EXERCISE INSTRUCTIONS
Leave out the pictures, then reproduce the rest of the material exactly.

-- begin --

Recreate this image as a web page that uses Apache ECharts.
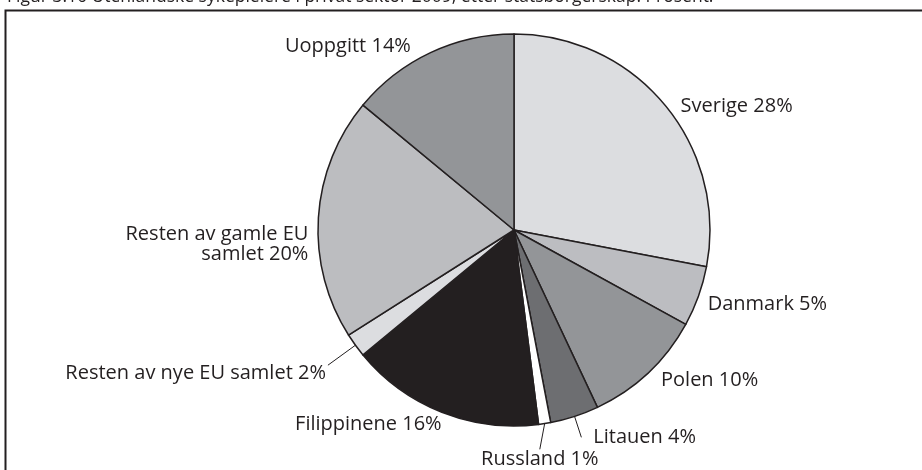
<!DOCTYPE html>
<html>
<head>
<meta charset="utf-8">
<script src="https://cdn.jsdelivr.net/npm/echarts@6/dist/echarts.min.js"></script>
<style>
  html, body { margin: 0; padding: 0; background: #fff; }
  #main { width: 922px; height: 470px; }
</style>
</head>
<body>
<div id="main"></div>
<script>
// data
const titleText = "Figur 3.16 Utenlandske sykepleiere i privat sektor 2009, etter statsborgerskap. Prosent."
const names = [
  "Sverige", "Danmark", "Polen", "Litauen", "Russland",
  "Filippinene", "Resten av nye EU samlet", "Resten av gamle EU\nsamlet", "Uoppgitt"
]
const values = [28, 5, 10, 4, 1, 16, 2, 20, 14]

// styles
const colors = [
  "#dcdde0", "#bcbdc1", "#939598", "#6d6e71", "#ffffff",
  "#231f20", "#dcdde0", "#bcbdc0", "#939598"
]
const labelCfg = [
  { length: 2, length2: 10, line: false, dy: 3 },
  { length: 12, length2: 1, line: false, dx: -7, dy: 4 },
  { length: 10, length2: 2, line: false },
  { length: 22, length2: 0, line: true, dx: 8 },
  { length: 20, length2: 0, line: true, below: true, dx: -8, dy: 6 },
  { length: 6, length2: 0, line: false, dx: 6, dy: 6 },
  { length: 34, length2: 0, line: true, dx: 2, dy: 8 },
  { length: 8, length2: 2, line: false, dx: 4, dy: 27 },
  { length: 4, length2: 14, line: false, dy: -3 }
]

const chart = echarts.init(document.getElementById("main"))

const pieData = names.map((n, i) => ({
  name: n,
  value: values[i],
  itemStyle: { color: colors[i] },
  labelLine: {
    show: labelCfg[i].line,
    length: labelCfg[i].length,
    length2: labelCfg[i].length2
  }
}))

const option = {
  animation: false,
  graphic: [
    {
      type: "rect",
      shape: { x: 5.5, y: 10.5, width: 940, height: 480 },
      style: { fill: "none", stroke: "#231f20", lineWidth: 2 },
      silent: true
    },
    {
      type: "text",
      x: 7,
      y: 6,
      style: {
        text: titleText,
        font: "17.5px 'Open Sans'",
        fill: "#231f20",
        verticalAlign: "bottom"
      },
      silent: true
    }
  ],
  series: [
    {
      type: "pie",
      center: [514, 230],
      radius: 196,
      startAngle: 90,
      clockwise: true,
      avoidLabelOverlap: false,
      data: pieData,
      itemStyle: { borderColor: "#231f20", borderWidth: 1.5 },
      emphasis: { disabled: true },
      label: {
        show: true,
        position: "outside",
        formatter: "{b} {c}%",
        fontFamily: "Open Sans",
        fontSize: 20,
        lineHeight: 20,
        color: "#231f20",
        distanceToLabelLine: 4
      },
      labelLine: {
        lineStyle: { color: "#231f20", width: 1 },
        smooth: false
      },
      labelLayout: function (params) {
        const cfg = labelCfg[params.dataIndex]
        const pts = params.labelLinePoints
        if (cfg.below && pts) {
          const end = pts[pts.length - 1]
          return { x: end[0] + cfg.dx, y: end[1] + cfg.dy, align: "center", verticalAlign: "top" }
        }
        return { dx: cfg.dx || 0, dy: cfg.dy || 0 }
      }
    }
  ]
}

chart.setOption(option)
</script>
</body>
</html>
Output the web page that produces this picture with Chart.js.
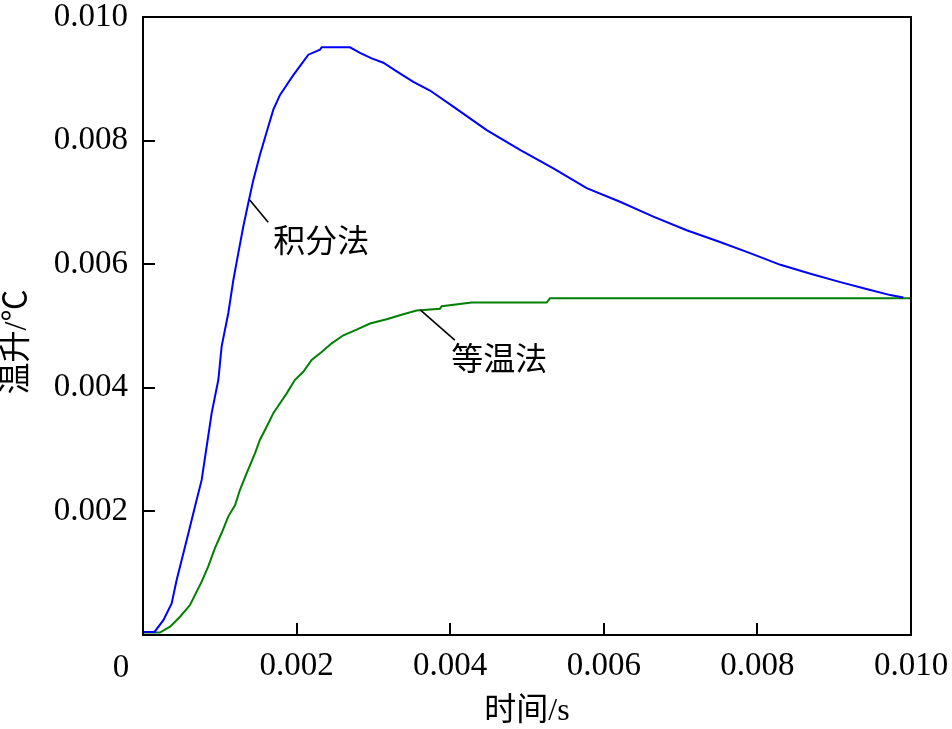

-- end --

OUTPUT OF THE EXERCISE
Recreate this image as a web page that uses Apache ECharts.
<!DOCTYPE html>
<html>
<head>
<meta charset="utf-8">
<script src="https://cdn.jsdelivr.net/npm/echarts@6/dist/echarts.min.js"></script>
<style>
  html, body { margin: 0; padding: 0; background: #fff; }
  #main { width: 922px; height: 470px; }
</style>
</head>
<body>
<div id="main"></div>
<script>
// data
const titleText = "Figur 3.16 Utenlandske sykepleiere i privat sektor 2009, etter statsborgerskap. Prosent."
const names = [
  "Sverige", "Danmark", "Polen", "Litauen", "Russland",
  "Filippinene", "Resten av nye EU samlet", "Resten av gamle EU\nsamlet", "Uoppgitt"
]
const values = [28, 5, 10, 4, 1, 16, 2, 20, 14]

// styles
const colors = [
  "#dcdde0", "#bcbdc1", "#939598", "#6d6e71", "#ffffff",
  "#231f20", "#dcdde0", "#bcbdc0", "#939598"
]
const labelCfg = [
  { length: 2, length2: 10, line: false, dy: 3 },
  { length: 12, length2: 1, line: false, dx: -7, dy: 4 },
  { length: 10, length2: 2, line: false },
  { length: 22, length2: 0, line: true, dx: 8 },
  { length: 20, length2: 0, line: true, below: true, dx: -8, dy: 6 },
  { length: 6, length2: 0, line: false, dx: 6, dy: 6 },
  { length: 34, length2: 0, line: true, dx: 2, dy: 8 },
  { length: 8, length2: 2, line: false, dx: 4, dy: 27 },
  { length: 4, length2: 14, line: false, dy: -3 }
]

const chart = echarts.init(document.getElementById("main"))

const pieData = names.map((n, i) => ({
  name: n,
  value: values[i],
  itemStyle: { color: colors[i] },
  labelLine: {
    show: labelCfg[i].line,
    length: labelCfg[i].length,
    length2: labelCfg[i].length2
  }
}))

const option = {
  animation: false,
  graphic: [
    {
      type: "rect",
      shape: { x: 5.5, y: 10.5, width: 940, height: 480 },
      style: { fill: "none", stroke: "#231f20", lineWidth: 2 },
      silent: true
    },
    {
      type: "text",
      x: 7,
      y: 6,
      style: {
        text: titleText,
        font: "17.5px 'Open Sans'",
        fill: "#231f20",
        verticalAlign: "bottom"
      },
      silent: true
    }
  ],
  series: [
    {
      type: "pie",
      center: [514, 230],
      radius: 196,
      startAngle: 90,
      clockwise: true,
      avoidLabelOverlap: false,
      data: pieData,
      itemStyle: { borderColor: "#231f20", borderWidth: 1.5 },
      emphasis: { disabled: true },
      label: {
        show: true,
        position: "outside",
        formatter: "{b} {c}%",
        fontFamily: "Open Sans",
        fontSize: 20,
        lineHeight: 20,
        color: "#231f20",
        distanceToLabelLine: 4
      },
      labelLine: {
        lineStyle: { color: "#231f20", width: 1 },
        smooth: false
      },
      labelLayout: function (params) {
        const cfg = labelCfg[params.dataIndex]
        const pts = params.labelLinePoints
        if (cfg.below && pts) {
          const end = pts[pts.length - 1]
          return { x: end[0] + cfg.dx, y: end[1] + cfg.dy, align: "center", verticalAlign: "top" }
        }
        return { dx: cfg.dx || 0, dy: cfg.dy || 0 }
      }
    }
  ]
}

chart.setOption(option)
</script>
</body>
</html>
Output the web page that produces this picture with Chart.js.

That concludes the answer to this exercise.